The listing below begins with the first line you should copy; stop after the line containing "[base, base, top, top, base], color)", and drop every picture.

===============

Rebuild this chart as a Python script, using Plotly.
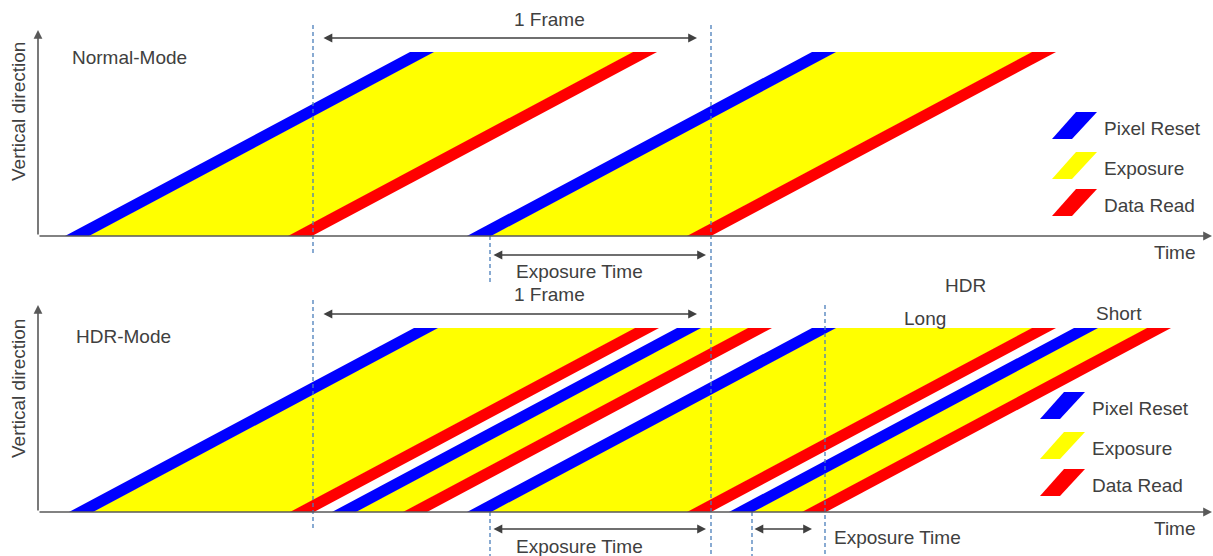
import plotly.graph_objects as go

W, H = 1213, 556

# time at which each band starts on the bottom sensor row (time axis units)
NORMAL_RESET = [65, 467]
NORMAL_READ = [288, 687]
HDR_RESET = [69, 332, 467, 729]
HDR_READ = [290, 403, 687, 802]

SWEEP = 345   # time for a band to roll from bottom row to top row
BAND = 24     # duration of a reset / read band

# panel geometry: row of time axis, row of top sensor line, top of y arrow
PANEL_BASE = [236, 512]
PANEL_TOP = [52, 328]
AXIS_TOP = [30, 305]
AXIS_LEFT = 38
VDIR_Y = [112, 389]

MODE_LABELS = ["Normal-Mode", "HDR-Mode"]
LEGEND_NAMES = ["Pixel Reset", "Exposure", "Data Read"]
LEGEND_X = [1052, 1040]
LEGEND_Y = [[112, 152, 189], [392, 432, 469]]

BLUE, YELLOW, RED = "#0000FF", "#FFFF00", "#FF0000"
LEGEND_COLORS = [BLUE, YELLOW, RED]
TXT = "#404040"
AX = "#595959"
DASH = "#4a7ebb"
FONT = "Liberation Sans, Arial, sans-serif"

fig = go.Figure()
shapes = []
annots = []


def poly(xs, ys, color):
    fig.add_trace(go.Scatter(x=xs, y=ys, fill="toself", fillcolor=color,
                             mode="lines", line=dict(width=0, color=color),
                             hoverinfo="skip", showlegend=False))


def band(t0, t1, base, top, color):
    poly([t0, t1, t1 + SWEEP, t0 + SWEEP, t0],
         [base, base, top, top, base], color)


def frames(resets, reads, base, top):
    for r, d in zip(resets, reads):
        band(r + BAND - 1, d + 1, base, top, YELLOW)
        band(r, r + BAND, base, top, BLUE)
        band(d, d + BAND, base, top, RED)


def arrow(x, y, ax, ay, both=False):
    annots.append(dict(x=x, y=y, ax=ax, ay=ay, xref="x", yref="y",
                       axref="x", ayref="y", text="", showarrow=True,
                       arrowhead=2, arrowsize=1.1, arrowwidth=1.6,
                       arrowcolor=AX if not both else TXT,
                       arrowside="end+start" if both else "end",
                       standoff=0, startstandoff=0))


def label(x, y, text, anchor="center", angle=0):
    annots.append(dict(x=x, y=y, xref="x", yref="y", text=text,
                       showarrow=False, xanchor=anchor, yanchor="middle",
                       textangle=angle,
                       font=dict(size=19, color=TXT, family=FONT)))


def dashed(x, y0, y1):
    shapes.append(dict(type="line", x0=x, x1=x, y0=y0, y1=y1, xref="x",
                       yref="y",
                       line=dict(color=DASH, width=1.3, dash="4px,3px")))


frames(NORMAL_RESET, NORMAL_READ, PANEL_BASE[0], PANEL_TOP[0])
frames(HDR_RESET, HDR_READ, PANEL_BASE[1], PANEL_TOP[1])

# legend swatches
for p in range(2):
    for i, name in enumerate(LEGEND_NAMES):
        x0, y0 = LEGEND_X[p], LEGEND_Y[p][i]
        poly([x0, x0 + 20, x0 + 45, x0 + 24, x0],
             [y0 + 27, y0 + 27, y0, y0, y0 + 27], LEGEND_COLORS[i])
        label(x0 + 50, y0 + 16, name, anchor="left")

for p in range(2):
    base = PANEL_BASE[p]
    arrow(AXIS_LEFT, AXIS_TOP[p], AXIS_LEFT, base)
    arrow(W - 1, base, AXIS_LEFT, base)
    label(1175, base + 16, "Time")
    label(18, VDIR_Y[p], "Vertical direction", angle=-90)

label(70, 57, MODE_LABELS[0], anchor="left")
label(74, 336, MODE_LABELS[1], anchor="left")

# frame and exposure markers derived from band timings
frame_start = NORMAL_READ[0] + BAND + 1
frame_end = NORMAL_READ[1] + BAND
exp_start = NORMAL_RESET[1] + BAND - 1
short_start = HDR_RESET[3] + BAND - 1
short_end = HDR_READ[3] + BAND - 1

dashed(frame_start, 25, 255)
dashed(frame_end, 25, 556)
dashed(exp_start, 236, 282)
dashed(frame_start, 300, 530)
dashed(exp_start, 512, 556)
dashed(short_start, 512, 556)
dashed(short_end, 305, 556)

for y_arr, y_txt in [(38, 19), (314, 294)]:
    arrow(frame_end - 14, y_arr, frame_start + 9, y_arr, both=True)
    label((frame_start + frame_end) / 2 + 37, y_txt, "1 Frame")

for y_arr, y_txt in [(255, 271), (529, 546)]:
    arrow(frame_end - 5, y_arr, exp_start + 2, y_arr, both=True)
    label(579, y_txt, "Exposure Time")

arrow(short_end - 13, 529, short_start + 1, 529, both=True)
label(832, 537, "Exposure Time", anchor="left")
label(965, 285, "HDR")
label(925, 318, "Long")
label(1119, 313, "Short")

fig.update_layout(
    width=W, height=H, margin=dict(l=0, r=0, t=0, b=0),
    paper_bgcolor="white", plot_bgcolor="white",
    xaxis=dict(range=[0, W], visible=False, fixedrange=True),
    yaxis=dict(range=[H, 0], visible=False, fixedrange=True),
    shapes=shapes, annotations=annots, showlegend=False,
)

fig.write_html("out.html", config={"displayModeBar": False},
               post_script="document.body.style.margin = '0';")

===============

RESPONSE FOR THIS EXERCISE ::
Rebuild this chart as a Python script, using Plotly.
import plotly.graph_objects as go

W, H = 1213, 556

# time at which each band starts on the bottom sensor row (time axis units)
NORMAL_RESET = [65, 467]
NORMAL_READ = [288, 687]
HDR_RESET = [69, 332, 467, 729]
HDR_READ = [290, 403, 687, 802]

SWEEP = 345   # time for a band to roll from bottom row to top row
BAND = 24     # duration of a reset / read band

# panel geometry: row of time axis, row of top sensor line, top of y arrow
PANEL_BASE = [236, 512]
PANEL_TOP = [52, 328]
AXIS_TOP = [30, 305]
AXIS_LEFT = 38
VDIR_Y = [112, 389]

MODE_LABELS = ["Normal-Mode", "HDR-Mode"]
LEGEND_NAMES = ["Pixel Reset", "Exposure", "Data Read"]
LEGEND_X = [1052, 1040]
LEGEND_Y = [[112, 152, 189], [392, 432, 469]]

BLUE, YELLOW, RED = "#0000FF", "#FFFF00", "#FF0000"
LEGEND_COLORS = [BLUE, YELLOW, RED]
TXT = "#404040"
AX = "#595959"
DASH = "#4a7ebb"
FONT = "Liberation Sans, Arial, sans-serif"

fig = go.Figure()
shapes = []
annots = []


def poly(xs, ys, color):
    fig.add_trace(go.Scatter(x=xs, y=ys, fill="toself", fillcolor=color,
                             mode="lines", line=dict(width=0, color=color),
                             hoverinfo="skip", showlegend=False))


def band(t0, t1, base, top, color):
    poly([t0, t1, t1 + SWEEP, t0 + SWEEP, t0],
         [base, base, top, top, base], color)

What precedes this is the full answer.